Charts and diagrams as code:

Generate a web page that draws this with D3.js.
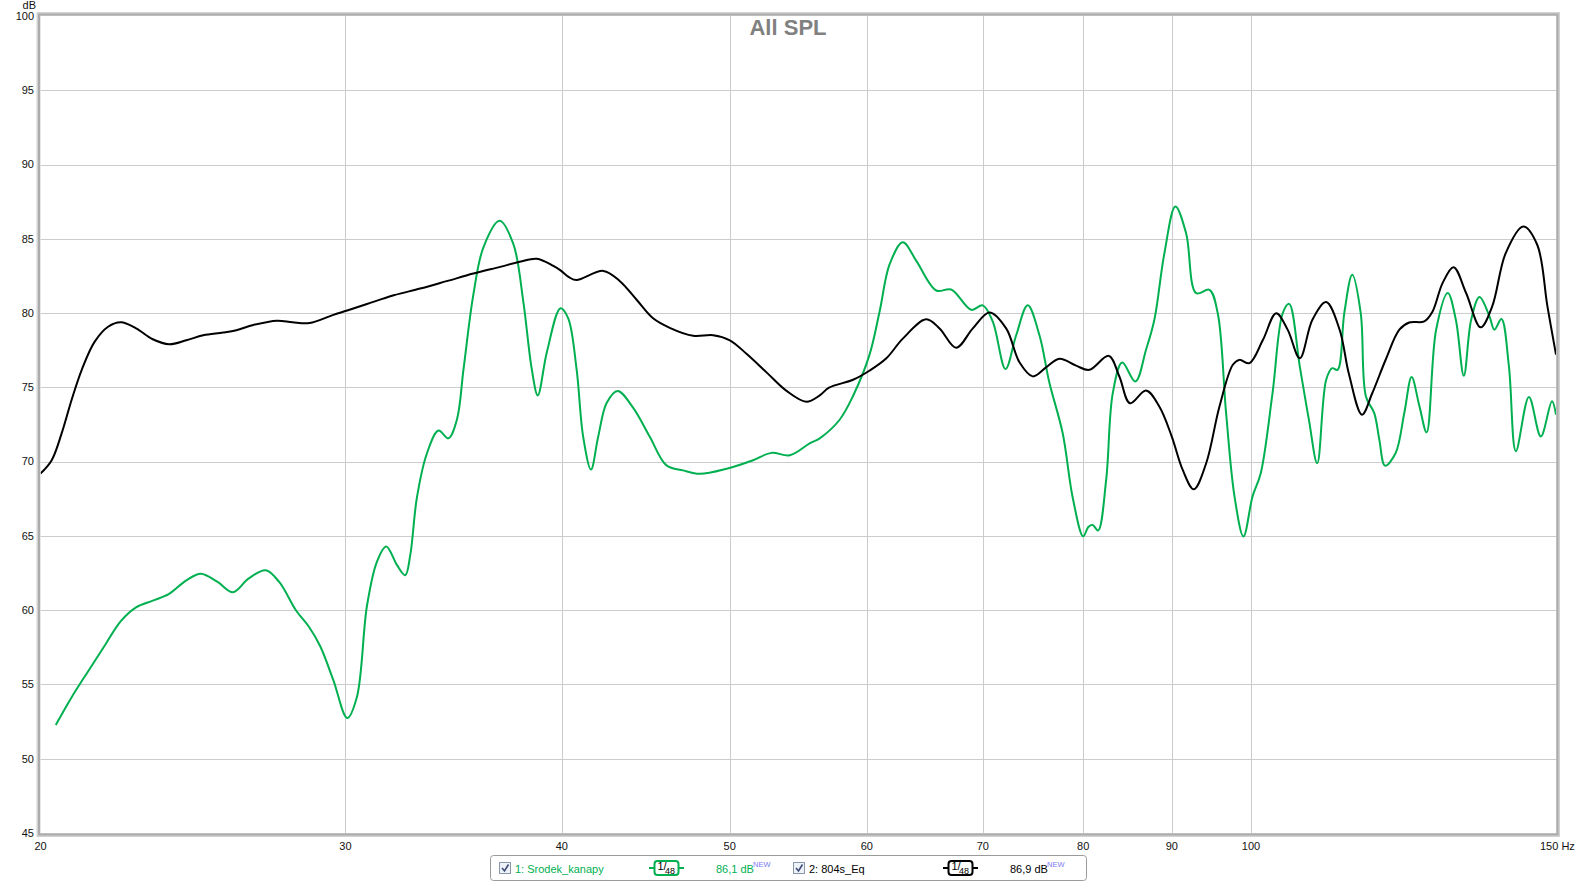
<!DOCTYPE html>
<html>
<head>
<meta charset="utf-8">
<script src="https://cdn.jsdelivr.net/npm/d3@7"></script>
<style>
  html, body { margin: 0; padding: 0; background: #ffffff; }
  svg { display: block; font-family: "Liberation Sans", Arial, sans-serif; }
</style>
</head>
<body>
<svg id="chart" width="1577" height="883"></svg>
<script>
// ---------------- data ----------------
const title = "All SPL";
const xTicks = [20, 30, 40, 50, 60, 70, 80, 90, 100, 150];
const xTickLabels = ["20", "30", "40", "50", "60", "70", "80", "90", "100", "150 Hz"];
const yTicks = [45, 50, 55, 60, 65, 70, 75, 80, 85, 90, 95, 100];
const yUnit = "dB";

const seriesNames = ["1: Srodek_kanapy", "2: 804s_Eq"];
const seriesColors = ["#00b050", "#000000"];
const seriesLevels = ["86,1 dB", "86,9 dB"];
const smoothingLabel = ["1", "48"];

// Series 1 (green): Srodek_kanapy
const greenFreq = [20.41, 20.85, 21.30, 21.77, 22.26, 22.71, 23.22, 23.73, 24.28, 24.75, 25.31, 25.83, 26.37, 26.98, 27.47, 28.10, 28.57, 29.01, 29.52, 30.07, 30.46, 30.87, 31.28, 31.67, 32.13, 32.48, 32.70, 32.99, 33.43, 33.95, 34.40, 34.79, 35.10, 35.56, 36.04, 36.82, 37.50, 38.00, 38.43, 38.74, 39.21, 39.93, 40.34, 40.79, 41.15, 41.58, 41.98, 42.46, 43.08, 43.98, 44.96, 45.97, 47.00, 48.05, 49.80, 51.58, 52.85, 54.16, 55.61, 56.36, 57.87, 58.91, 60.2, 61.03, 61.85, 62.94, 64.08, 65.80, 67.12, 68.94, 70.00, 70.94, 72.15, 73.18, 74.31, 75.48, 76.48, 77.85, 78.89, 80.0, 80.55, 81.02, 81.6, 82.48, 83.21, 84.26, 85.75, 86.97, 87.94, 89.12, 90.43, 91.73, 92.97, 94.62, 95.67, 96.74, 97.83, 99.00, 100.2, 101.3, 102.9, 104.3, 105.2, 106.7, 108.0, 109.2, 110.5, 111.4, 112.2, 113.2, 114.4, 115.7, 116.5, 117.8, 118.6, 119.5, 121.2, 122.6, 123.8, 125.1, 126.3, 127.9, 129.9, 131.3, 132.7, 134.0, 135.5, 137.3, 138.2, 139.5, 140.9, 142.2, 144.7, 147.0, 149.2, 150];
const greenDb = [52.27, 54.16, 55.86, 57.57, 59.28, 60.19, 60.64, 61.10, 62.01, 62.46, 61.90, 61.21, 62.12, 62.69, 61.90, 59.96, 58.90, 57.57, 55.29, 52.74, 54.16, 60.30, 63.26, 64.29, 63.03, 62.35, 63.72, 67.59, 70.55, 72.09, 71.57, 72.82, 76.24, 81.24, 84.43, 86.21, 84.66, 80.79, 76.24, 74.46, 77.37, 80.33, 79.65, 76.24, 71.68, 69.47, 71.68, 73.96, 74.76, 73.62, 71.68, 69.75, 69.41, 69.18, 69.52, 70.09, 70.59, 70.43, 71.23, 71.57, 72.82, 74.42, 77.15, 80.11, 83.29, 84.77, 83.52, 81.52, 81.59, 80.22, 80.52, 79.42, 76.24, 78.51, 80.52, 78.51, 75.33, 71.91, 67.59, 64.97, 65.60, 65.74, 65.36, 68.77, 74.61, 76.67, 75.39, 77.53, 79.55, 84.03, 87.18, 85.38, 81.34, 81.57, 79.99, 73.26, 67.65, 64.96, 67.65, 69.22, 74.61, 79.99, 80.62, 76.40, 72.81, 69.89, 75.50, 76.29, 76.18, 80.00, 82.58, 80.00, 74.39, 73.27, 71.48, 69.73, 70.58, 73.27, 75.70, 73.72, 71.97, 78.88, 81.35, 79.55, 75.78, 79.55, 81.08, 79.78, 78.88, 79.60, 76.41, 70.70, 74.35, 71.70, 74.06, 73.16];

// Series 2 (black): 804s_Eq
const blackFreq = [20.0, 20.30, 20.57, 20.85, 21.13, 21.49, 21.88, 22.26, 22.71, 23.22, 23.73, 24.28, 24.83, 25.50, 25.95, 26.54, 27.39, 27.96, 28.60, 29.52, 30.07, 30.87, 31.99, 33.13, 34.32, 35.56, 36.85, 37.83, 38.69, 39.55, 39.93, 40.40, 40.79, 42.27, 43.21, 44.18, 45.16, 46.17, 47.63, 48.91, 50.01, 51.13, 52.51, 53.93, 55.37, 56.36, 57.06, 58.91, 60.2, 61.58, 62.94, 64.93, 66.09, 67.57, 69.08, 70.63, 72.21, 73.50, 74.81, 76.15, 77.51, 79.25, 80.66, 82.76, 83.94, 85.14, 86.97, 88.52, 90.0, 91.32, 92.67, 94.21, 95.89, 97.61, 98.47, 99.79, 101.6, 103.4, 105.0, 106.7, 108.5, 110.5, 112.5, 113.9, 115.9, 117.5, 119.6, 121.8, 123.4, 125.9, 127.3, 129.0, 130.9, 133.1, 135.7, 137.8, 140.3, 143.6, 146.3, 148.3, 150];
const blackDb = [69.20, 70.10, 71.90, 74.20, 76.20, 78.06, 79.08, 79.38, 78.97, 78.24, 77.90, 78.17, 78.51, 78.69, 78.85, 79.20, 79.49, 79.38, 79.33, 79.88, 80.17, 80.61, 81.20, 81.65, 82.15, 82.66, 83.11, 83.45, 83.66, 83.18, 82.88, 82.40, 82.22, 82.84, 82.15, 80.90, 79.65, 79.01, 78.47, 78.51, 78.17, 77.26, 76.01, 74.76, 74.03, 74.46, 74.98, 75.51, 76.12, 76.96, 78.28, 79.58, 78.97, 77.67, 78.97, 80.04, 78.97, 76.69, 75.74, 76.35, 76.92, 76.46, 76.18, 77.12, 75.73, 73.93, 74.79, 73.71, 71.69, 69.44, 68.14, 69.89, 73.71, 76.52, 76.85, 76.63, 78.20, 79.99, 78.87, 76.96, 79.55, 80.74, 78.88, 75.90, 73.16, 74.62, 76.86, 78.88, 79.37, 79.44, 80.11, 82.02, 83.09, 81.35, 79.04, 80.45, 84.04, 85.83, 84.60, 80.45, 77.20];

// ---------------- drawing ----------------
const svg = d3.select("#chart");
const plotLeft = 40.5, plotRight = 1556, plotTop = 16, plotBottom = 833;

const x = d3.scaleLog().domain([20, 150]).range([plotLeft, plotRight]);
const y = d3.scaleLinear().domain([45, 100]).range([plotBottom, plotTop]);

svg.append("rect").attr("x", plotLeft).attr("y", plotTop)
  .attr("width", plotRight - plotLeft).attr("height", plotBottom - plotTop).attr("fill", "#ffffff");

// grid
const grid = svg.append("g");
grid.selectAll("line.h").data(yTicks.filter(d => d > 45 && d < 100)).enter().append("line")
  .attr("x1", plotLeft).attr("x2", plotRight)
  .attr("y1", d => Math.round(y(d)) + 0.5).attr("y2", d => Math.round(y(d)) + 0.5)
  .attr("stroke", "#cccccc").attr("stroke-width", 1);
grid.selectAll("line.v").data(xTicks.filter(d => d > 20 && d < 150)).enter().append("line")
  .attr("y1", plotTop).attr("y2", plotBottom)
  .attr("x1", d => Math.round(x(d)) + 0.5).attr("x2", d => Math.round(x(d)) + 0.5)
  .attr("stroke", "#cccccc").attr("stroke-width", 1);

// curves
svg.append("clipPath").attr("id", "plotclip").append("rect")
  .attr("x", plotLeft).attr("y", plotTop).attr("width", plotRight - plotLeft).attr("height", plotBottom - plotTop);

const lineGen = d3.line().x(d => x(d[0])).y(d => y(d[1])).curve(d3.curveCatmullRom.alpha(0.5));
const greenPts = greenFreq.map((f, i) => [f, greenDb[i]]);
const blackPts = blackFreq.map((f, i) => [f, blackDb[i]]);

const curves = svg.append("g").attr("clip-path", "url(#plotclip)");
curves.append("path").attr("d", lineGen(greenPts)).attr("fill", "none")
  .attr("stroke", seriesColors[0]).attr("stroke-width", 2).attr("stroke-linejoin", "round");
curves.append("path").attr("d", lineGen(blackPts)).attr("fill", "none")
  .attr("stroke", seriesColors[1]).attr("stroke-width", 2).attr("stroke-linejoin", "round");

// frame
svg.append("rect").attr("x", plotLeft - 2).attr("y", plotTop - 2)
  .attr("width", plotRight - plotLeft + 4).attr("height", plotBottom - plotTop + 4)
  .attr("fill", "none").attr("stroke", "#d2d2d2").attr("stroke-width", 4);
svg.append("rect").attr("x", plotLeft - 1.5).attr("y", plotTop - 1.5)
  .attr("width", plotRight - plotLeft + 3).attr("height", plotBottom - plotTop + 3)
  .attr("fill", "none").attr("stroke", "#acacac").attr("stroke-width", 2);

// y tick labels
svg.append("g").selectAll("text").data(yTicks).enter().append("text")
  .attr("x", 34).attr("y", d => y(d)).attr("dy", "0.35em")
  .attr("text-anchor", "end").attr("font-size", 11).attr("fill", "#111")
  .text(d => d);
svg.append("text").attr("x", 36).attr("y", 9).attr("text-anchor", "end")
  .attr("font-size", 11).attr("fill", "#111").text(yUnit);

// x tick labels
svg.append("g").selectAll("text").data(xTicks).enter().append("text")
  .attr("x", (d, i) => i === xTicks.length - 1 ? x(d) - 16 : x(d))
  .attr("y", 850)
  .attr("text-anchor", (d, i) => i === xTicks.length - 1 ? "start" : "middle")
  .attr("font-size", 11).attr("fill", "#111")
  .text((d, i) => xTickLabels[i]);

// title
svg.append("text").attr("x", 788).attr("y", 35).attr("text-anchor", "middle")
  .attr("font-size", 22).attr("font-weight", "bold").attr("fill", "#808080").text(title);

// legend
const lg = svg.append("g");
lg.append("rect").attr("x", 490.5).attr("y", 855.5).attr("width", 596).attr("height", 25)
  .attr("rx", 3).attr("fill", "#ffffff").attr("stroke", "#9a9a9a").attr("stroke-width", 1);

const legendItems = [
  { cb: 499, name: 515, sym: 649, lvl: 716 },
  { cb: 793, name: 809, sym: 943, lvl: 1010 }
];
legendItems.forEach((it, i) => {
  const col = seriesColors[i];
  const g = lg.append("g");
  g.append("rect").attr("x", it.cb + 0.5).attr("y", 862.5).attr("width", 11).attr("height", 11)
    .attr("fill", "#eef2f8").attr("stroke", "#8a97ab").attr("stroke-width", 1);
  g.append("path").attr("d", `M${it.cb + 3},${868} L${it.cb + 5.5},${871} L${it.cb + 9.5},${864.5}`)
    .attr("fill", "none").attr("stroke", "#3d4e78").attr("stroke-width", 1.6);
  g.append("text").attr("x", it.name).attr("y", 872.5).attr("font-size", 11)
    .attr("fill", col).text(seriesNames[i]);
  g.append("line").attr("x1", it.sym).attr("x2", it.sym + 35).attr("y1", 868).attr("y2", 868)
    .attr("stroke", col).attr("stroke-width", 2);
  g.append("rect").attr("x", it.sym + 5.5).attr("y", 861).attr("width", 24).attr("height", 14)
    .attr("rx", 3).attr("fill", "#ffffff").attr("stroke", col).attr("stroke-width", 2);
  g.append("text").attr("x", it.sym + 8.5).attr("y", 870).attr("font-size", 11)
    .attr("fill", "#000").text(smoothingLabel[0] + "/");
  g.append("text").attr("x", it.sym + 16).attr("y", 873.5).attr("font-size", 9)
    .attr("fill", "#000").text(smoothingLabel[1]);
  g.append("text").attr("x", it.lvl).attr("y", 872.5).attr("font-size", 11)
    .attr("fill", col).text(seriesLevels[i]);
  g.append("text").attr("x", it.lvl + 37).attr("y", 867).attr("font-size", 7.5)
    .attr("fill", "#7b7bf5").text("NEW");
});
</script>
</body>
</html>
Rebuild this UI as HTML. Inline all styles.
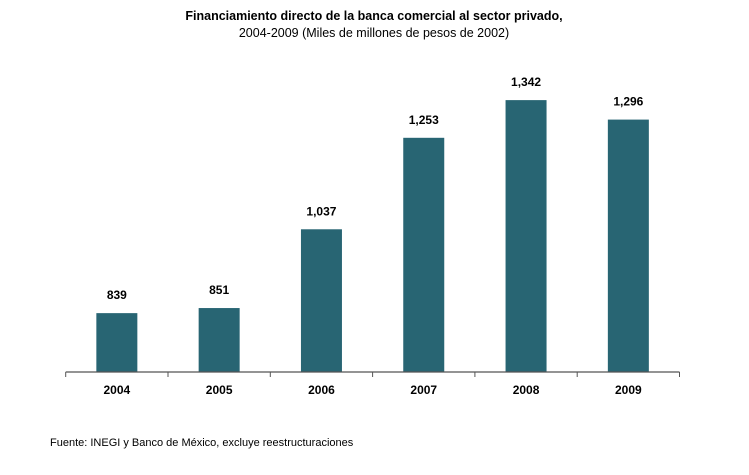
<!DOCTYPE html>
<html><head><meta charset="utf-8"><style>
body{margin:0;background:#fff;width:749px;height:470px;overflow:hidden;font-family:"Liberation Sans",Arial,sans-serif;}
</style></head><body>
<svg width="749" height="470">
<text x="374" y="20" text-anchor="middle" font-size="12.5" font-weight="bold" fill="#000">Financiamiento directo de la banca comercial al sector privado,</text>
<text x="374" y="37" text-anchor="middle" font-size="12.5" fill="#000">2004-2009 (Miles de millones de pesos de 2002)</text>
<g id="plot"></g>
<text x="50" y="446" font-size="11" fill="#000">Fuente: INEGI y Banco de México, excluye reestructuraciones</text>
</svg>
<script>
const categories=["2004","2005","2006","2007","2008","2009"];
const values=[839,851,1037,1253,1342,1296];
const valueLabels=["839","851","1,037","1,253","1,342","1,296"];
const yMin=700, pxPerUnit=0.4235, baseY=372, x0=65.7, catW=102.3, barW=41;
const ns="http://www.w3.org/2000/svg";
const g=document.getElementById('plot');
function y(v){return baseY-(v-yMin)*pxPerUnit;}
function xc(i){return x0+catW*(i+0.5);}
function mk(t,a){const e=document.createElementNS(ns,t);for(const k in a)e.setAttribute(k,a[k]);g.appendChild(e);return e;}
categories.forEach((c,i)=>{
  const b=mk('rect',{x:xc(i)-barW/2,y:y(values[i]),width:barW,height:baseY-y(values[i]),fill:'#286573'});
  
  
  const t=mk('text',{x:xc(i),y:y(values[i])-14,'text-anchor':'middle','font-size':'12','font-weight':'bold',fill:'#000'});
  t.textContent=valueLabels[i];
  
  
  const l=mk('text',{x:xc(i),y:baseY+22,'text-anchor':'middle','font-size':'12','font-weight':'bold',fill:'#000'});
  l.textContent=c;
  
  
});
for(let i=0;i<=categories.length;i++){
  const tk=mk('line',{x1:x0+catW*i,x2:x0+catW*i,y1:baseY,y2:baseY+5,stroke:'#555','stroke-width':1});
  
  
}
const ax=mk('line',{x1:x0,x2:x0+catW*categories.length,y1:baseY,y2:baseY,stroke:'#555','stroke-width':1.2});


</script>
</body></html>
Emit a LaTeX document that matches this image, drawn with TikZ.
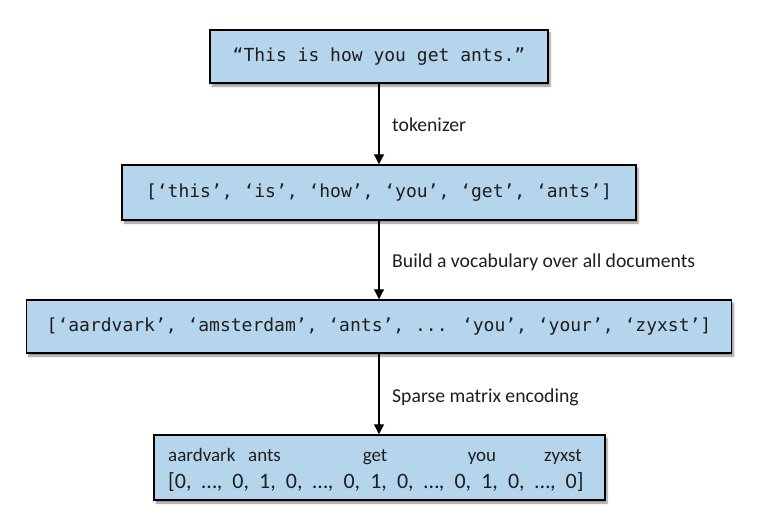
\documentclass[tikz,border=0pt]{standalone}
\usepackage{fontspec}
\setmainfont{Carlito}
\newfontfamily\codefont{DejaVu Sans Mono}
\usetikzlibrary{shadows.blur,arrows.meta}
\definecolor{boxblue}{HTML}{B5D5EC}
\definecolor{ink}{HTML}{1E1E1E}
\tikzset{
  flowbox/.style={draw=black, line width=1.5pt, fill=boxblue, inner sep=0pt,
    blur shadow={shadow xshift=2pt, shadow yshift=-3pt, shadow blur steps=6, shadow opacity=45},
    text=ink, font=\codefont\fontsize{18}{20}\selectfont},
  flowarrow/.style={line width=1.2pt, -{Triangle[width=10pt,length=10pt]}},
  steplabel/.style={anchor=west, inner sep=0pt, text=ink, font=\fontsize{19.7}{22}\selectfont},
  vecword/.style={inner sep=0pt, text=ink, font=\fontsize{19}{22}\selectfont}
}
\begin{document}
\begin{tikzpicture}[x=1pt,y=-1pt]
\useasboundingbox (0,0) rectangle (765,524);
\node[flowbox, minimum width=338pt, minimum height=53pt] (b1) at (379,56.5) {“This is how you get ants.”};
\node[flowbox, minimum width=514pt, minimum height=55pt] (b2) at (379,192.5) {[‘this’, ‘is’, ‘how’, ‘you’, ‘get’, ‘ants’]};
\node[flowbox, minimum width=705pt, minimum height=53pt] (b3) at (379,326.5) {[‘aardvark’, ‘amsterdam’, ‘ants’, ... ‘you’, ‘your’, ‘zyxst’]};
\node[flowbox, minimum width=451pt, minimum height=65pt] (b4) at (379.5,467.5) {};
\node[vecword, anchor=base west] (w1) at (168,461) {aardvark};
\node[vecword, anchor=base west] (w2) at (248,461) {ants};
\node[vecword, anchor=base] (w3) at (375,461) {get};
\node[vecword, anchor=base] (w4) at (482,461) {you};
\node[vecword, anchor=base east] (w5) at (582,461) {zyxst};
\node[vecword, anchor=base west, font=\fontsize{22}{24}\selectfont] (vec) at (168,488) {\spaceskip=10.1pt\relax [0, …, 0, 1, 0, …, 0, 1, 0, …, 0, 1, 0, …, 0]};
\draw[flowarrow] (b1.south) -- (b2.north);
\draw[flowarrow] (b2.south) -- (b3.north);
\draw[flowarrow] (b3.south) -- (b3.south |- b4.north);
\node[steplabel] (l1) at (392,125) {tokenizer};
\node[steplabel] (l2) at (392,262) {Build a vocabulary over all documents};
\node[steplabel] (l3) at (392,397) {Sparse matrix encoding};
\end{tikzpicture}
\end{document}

#### Given problem:
Report how many lines of the data hold the string "that"; give only the number.

#### Task answer:
2